Comment envisager nos relations avec la Chine dans cette perspective? Sans transiger avec nos valeurs humanistes, notre intérêt est de soutenir et d’accompagner la Chine sur la voie de la modernisation économique, politique et sociale.

Sans faire œuvre de complaisance, il faut cependant reconnaître la difficulté de la tâche et ne pas céder aux excès dans les recommandations que nous pouvons leur faire. Ce conseil est valable pour notre classe politique, mais aussi aux intellectuels et journalistes. L’attitude d’Emmanuel Macron en matière de droits de l’homme à Pékin a été judicieuse ; il vaut mieux évoquer ce genre de question en privé que devant les caméras.

Ceci est d’autant plus vrai que nous savons comment les autorités chinoises réagissent face aux « conseils » en matière de droits. Il s’ensuit une crispation et un retour en arrière. Je vivais en Chine lors de la remise du prix Nobel de la paix à Liu Xiaobo.

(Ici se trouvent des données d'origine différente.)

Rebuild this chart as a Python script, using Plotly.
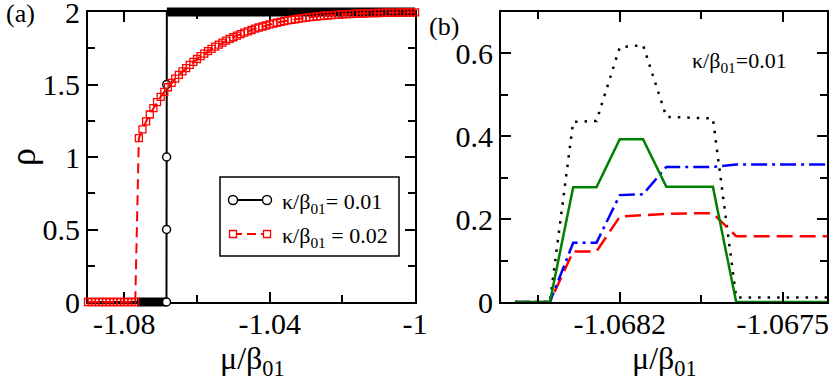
import plotly.graph_objects as go

W, H = 830, 381

# ---- panel (a): rho vs mu/beta01 ----
# kappa/beta01 = 0.01 (sharp step)
mu_k1 = [-1.0900, -1.0767, -1.0684, -1.06838, -1.06836, -1.06834, -1.0683, -1.0000]
rho_k1 = [0, 0, 0, 0.5, 1.0, 1.5, 2.0, 2.0]
# open circles that stay visible on the step
mu_k1_pts = [-1.0684, -1.06838, -1.06836, -1.06834]
rho_k1_pts = [0, 0.5, 1.0, 1.5]
# densely sampled stretches (markers merge into a solid band)
mu_k1_band_lo = [-1.0765, -1.0684]
rho_k1_band_lo = [0, 0]
mu_k1_band_hi = [-1.0683, -1.0000]
rho_k1_band_hi = [2, 2]

# kappa/beta01 = 0.02
mu_k2 = [-1.090, -1.089, -1.088, -1.087, -1.086, -1.085, -1.084, -1.083, -1.082,
         -1.081, -1.080, -1.079, -1.078, -1.077,
         -1.076, -1.075, -1.074, -1.073, -1.072, -1.071, -1.070, -1.069, -1.068,
         -1.067, -1.066, -1.065, -1.064, -1.063, -1.062, -1.061, -1.060, -1.059,
         -1.058, -1.057, -1.056, -1.055, -1.054, -1.053, -1.052, -1.051, -1.050,
         -1.049, -1.048, -1.047, -1.046, -1.045, -1.044, -1.043, -1.042, -1.041,
         -1.040, -1.039, -1.038, -1.037, -1.036, -1.035, -1.034, -1.033, -1.032,
         -1.031, -1.030, -1.029, -1.028, -1.027, -1.026, -1.025, -1.024, -1.023,
         -1.022, -1.021, -1.020, -1.019, -1.018, -1.017, -1.016, -1.015, -1.014,
         -1.013, -1.012, -1.011, -1.010, -1.009, -1.008, -1.007, -1.006, -1.005,
         -1.004, -1.003, -1.002, -1.001, -1.000]
rho_k2 = [0, 0, 0, 0, 0, 0, 0, 0, 0, 0, 0, 0, 0, 0,
          1.130, 1.190, 1.245, 1.293, 1.337, 1.378, 1.415, 1.449, 1.481,
          1.511, 1.540, 1.566, 1.590, 1.613, 1.635, 1.656, 1.676, 1.695,
          1.713, 1.730, 1.746, 1.761, 1.775, 1.789, 1.802, 1.814, 1.826,
          1.837, 1.848, 1.858, 1.867, 1.876, 1.885, 1.893, 1.900, 1.907,
          1.914, 1.920, 1.926, 1.932, 1.937, 1.942, 1.946, 1.950, 1.954,
          1.958, 1.961, 1.964, 1.967, 1.970, 1.972, 1.974, 1.976, 1.978,
          1.980, 1.982, 1.983, 1.985, 1.986, 1.987, 1.988, 1.989, 1.990,
          1.991, 1.992, 1.993, 1.993, 1.994, 1.995, 1.995, 1.996, 1.996,
          1.997, 1.997, 1.998, 1.998, 1.998]

# ---- panel (b): zoom around the transition, kappa/beta01 = 0.01 ----
mu_b = [-1.06865, -1.0685, -1.0684, -1.0683, -1.0682, -1.0681, -1.0680,
        -1.0679, -1.0678, -1.0677, -1.0676, -1.0675, -1.0674, -1.0673]
rho_b_dot = [0, 0, 0.435, 0.437, 0.615, 0.620, 0.447, 0.445, 0.443, 0.011, 0.011, 0.011, 0.011, 0.011]
rho_b_dash = [0, 0, 0.122, 0.122, 0.206, 0.209, 0.213, 0.214, 0.214, 0.159, 0.159, 0.159, 0.159, 0.159]
rho_b_dashdot = [0, 0, 0.143, 0.143, 0.258, 0.260, 0.326, 0.326, 0.326, 0.332, 0.332, 0.332, 0.332, 0.332]
rho_b_solid = [0, 0, 0.277, 0.277, 0.393, 0.393, 0.278, 0.278, 0.278, 0, 0, 0, 0, 0]

# ticks
xa_ticks = [-1.08, -1.04, -1.0]
xa_labels = ["-1.08", "-1.04", "-1"]
xa_minor = [-1.06, -1.02]
ya_ticks = [0, 0.5, 1, 1.5, 2]
ya_labels = ["0", "0.5", "1", "1.5", "2"]
ya_minor = [0.25, 0.75, 1.25, 1.75]
xb_ticks = [-1.0682, -1.0675]
xb_labels = ["-1.0682", "-1.0675"]
xb_minor = [-1.06855, -1.06785]
yb_ticks = [0, 0.2, 0.4, 0.6]
yb_labels = ["0", "0.2", "0.4", "0.6"]
yb_minor = [0.1, 0.3, 0.5]

FONT = "Liberation Serif"

# panel a plot area in pixels
AX0, AX1, AY0, AY1 = 88, 415, 12, 302
PAD = 8  # extra room so marks at rho=0 and rho=2 are not cut by the frame


def px(x):
    return x / W


def py(y):
    return 1 - y / H


fig = go.Figure()

# panel (a): the visible frame is x/y; the curves go on a hidden, slightly taller
# copy of the same scale (x3/y3) so the thick bands on the frame are not clipped
fig.add_trace(go.Scatter(x=[], y=[], xaxis="x", yaxis="y", showlegend=False))
band_kw = dict(mode="lines", line=dict(color="black", width=9),
               xaxis="x3", yaxis="y3", showlegend=False, hoverinfo="skip")
fig.add_trace(go.Scatter(x=mu_k1_band_lo, y=rho_k1_band_lo, **band_kw))
fig.add_trace(go.Scatter(x=mu_k1_band_hi, y=rho_k1_band_hi, **band_kw))
fig.add_trace(go.Scatter(x=mu_k1, y=rho_k1, mode="lines",
                         line=dict(color="black", width=2),
                         xaxis="x3", yaxis="y3", showlegend=False))
fig.add_trace(go.Scatter(x=mu_k1_pts, y=rho_k1_pts, mode="markers",
                         marker=dict(symbol="circle", size=8, color="white",
                                     line=dict(color="black", width=1.5)),
                         cliponaxis=False, xaxis="x3", yaxis="y3", showlegend=False))
fig.add_trace(go.Scatter(x=mu_k2, y=rho_k2, mode="lines+markers",
                         line=dict(color="red", width=2, dash="10px,6px"),
                         marker=dict(symbol="square-open", size=7, color="red",
                                     line=dict(color="red", width=1.3)),
                         cliponaxis=False, xaxis="x3", yaxis="y3", showlegend=False))

# panel (b)
fig.add_trace(go.Scatter(x=mu_b, y=rho_b_dot, mode="lines",
                         line=dict(color="black", width=2.5, dash="2.5px,7px"),
                         xaxis="x2", yaxis="y2", showlegend=False))
fig.add_trace(go.Scatter(x=mu_b, y=rho_b_dash, mode="lines",
                         line=dict(color="red", width=2.5, dash="16px,7px"),
                         xaxis="x2", yaxis="y2", showlegend=False))
fig.add_trace(go.Scatter(x=mu_b, y=rho_b_dashdot, mode="lines",
                         line=dict(color="blue", width=2.5, dash="16px,5px,3px,5px"),
                         xaxis="x2", yaxis="y2", showlegend=False))
fig.add_trace(go.Scatter(x=mu_b, y=rho_b_solid, mode="lines",
                         line=dict(color="green", width=2.5),
                         xaxis="x2", yaxis="y2", showlegend=False))

axis_style = dict(showline=True, linecolor="black", linewidth=2, mirror="allticks",
                  ticks="inside", ticklen=10, tickwidth=2, tickcolor="black",
                  showgrid=False, zeroline=False, tickmode="array",
                  ticklabeloverflow="allow", automargin=False,
                  tickfont=dict(family=FONT, size=30, color="black"))


def minor(vals):
    return dict(tickmode="array", tickvals=vals, ticks="inside", ticklen=7,
                tickwidth=2, tickcolor="black", showgrid=False)


xa_range = [-1.09, -1.0]
ya_range = [0, 2]
ya_span = (ya_range[1] - ya_range[0]) / (AY1 - AY0)  # data units per pixel
hidden = dict(visible=False, showgrid=False, zeroline=False, fixedrange=True, automargin=False)

fig.update_layout(
    width=W, height=H, margin=dict(l=0, r=0, t=0, b=0, autoexpand=False),
    paper_bgcolor="white", plot_bgcolor="rgba(0,0,0,0)",
    font=dict(family=FONT, color="black"),
    xaxis=dict(axis_style, domain=[px(AX0), px(AX1)], range=xa_range, anchor="y",
               tickvals=xa_ticks, ticktext=xa_labels, minor=minor(xa_minor),
               ticklabelstandoff=-6),
    yaxis=dict(axis_style, domain=[py(AY1), py(AY0)], range=ya_range, anchor="x",
               tickvals=ya_ticks, ticktext=ya_labels, minor=minor(ya_minor)),
    xaxis2=dict(axis_style, domain=[px(501), px(827)], range=[-1.06871, -1.06731], anchor="y2",
                tickvals=xb_ticks, ticktext=xb_labels, minor=minor(xb_minor),
                ticklabelstandoff=-6),
    yaxis2=dict(axis_style, domain=[py(302), py(12)], range=[0, 0.7], anchor="x2",
                tickvals=yb_ticks, ticktext=yb_labels, minor=minor(yb_minor)),
    xaxis3=dict(hidden, domain=[px(AX0), px(AX1)], range=xa_range, anchor="y3"),
    yaxis3=dict(hidden, domain=[py(AY1 + PAD), py(AY0 - PAD)], anchor="x3",
                range=[ya_range[0] - PAD * ya_span, ya_range[1] + PAD * ya_span]),
)

# legend of panel (a), drawn by hand so that markers sit at both ends of the sample line
shapes = [dict(type="rect", xref="paper", yref="paper", x0=px(220), x1=px(399),
               y0=py(256), y1=py(177), line=dict(color="black", width=1.5), fillcolor="white")]
shapes.append(dict(type="line", xref="paper", yref="paper", x0=px(233), x1=px(267),
                   y0=py(200), y1=py(200), line=dict(color="black", width=2)))
shapes.append(dict(type="line", xref="paper", yref="paper", x0=px(233), x1=px(267),
                   y0=py(234), y1=py(234), line=dict(color="red", width=2, dash="9px,5px")))
for cx in (233, 267):
    shapes.append(dict(type="circle", xref="paper", yref="paper", x0=px(cx - 4.5), x1=px(cx + 4.5),
                       y0=py(204.5), y1=py(195.5), line=dict(color="black", width=1.5),
                       fillcolor="white"))
    shapes.append(dict(type="rect", xref="paper", yref="paper", x0=px(cx - 3.5), x1=px(cx + 3.5),
                       y0=py(237.5), y1=py(230.5), line=dict(color="red", width=1.3),
                       fillcolor="white"))
fig.update_layout(shapes=shapes)

annotations = [
    dict(text="(a)", x=px(20), y=py(14), size=26),
    dict(text="(b)", x=px(444), y=py(26), size=26),
    dict(text="ρ", x=px(23), y=py(157), size=36, textangle=-90),
    dict(text="μ/β<sub>01</sub>", x=px(252), y=py(360), size=32),
    dict(text="μ/β<sub>01</sub>", x=px(664), y=py(360), size=32),
]
anns = []
for a in annotations:
    anns.append(dict(text=a["text"], x=a["x"], y=a["y"], xref="paper", yref="paper",
                     showarrow=False, xanchor="center", yanchor="middle",
                     textangle=a.get("textangle", 0),
                     font=dict(family=FONT, color="black", size=a["size"])))
for txt, x, y in [("κ/β<sub>01</sub>= 0.01", 280, 203),
                  ("κ/β<sub>01</sub> = 0.02", 280, 237),
                  ("κ/β<sub>01</sub>=0.01", 690, 62)]:
    anns.append(dict(text=txt, x=px(x), y=py(y), xref="paper", yref="paper",
                     showarrow=False, xanchor="left", yanchor="middle",
                     font=dict(family=FONT, color="black", size=22)))
fig.update_layout(annotations=anns)

# the page body has a default 8px margin; drop it so the figure fills the window
fig.write_html("out.html", config={"displayModeBar": False},
               post_script="document.body.style.margin = '0';")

Si les motivations du comité Nobel étaient nobles, et si Liu Xiaobo méritait le prix, l’effet sur la population chinoise fut négatif. La censure d’internet fut renforcée peu de temps après. Et ceci fut d’autant plus dommageable que la situation, jusqu’à 2012, allait s’améliorant.

Prendre en compte la réaction des autorités chinoises n’est pas tout excuser. Mais quand on peut prévoir la réaction, faisons preuve de pragmatisme dans l’intérêt de la population chinoise.

La France a une carte particulière à jouer dans cet accompagnement. Nous sommes certes relativement modestes en termes commerciaux – la France est le 13e fournisseur du pays – mais la France a une capacité de rayonnement et de projection. Quand la France parle, le monde écoute. Ceci nous confère une grande responsabilité et en même temps nous offre une formidable opportunité vis-à-vis de la Chine.

Nous avons besoin d’une Chine qui réussit. Mieux, le monde peut bénéficier d’une Chine forte. Il n’est pas sain d’avoir un seul pays, les Etats-Unis, qui exerce unilatéralement une hégémonie.

La nouvelle administration a annoncé un repli américain, mais ne nous trompons pas: les Etats-Unis restent la principale puissance économique, technologique et culturelle. Une voix chinoise forte apporte une pluralité dont le monde a grand besoin.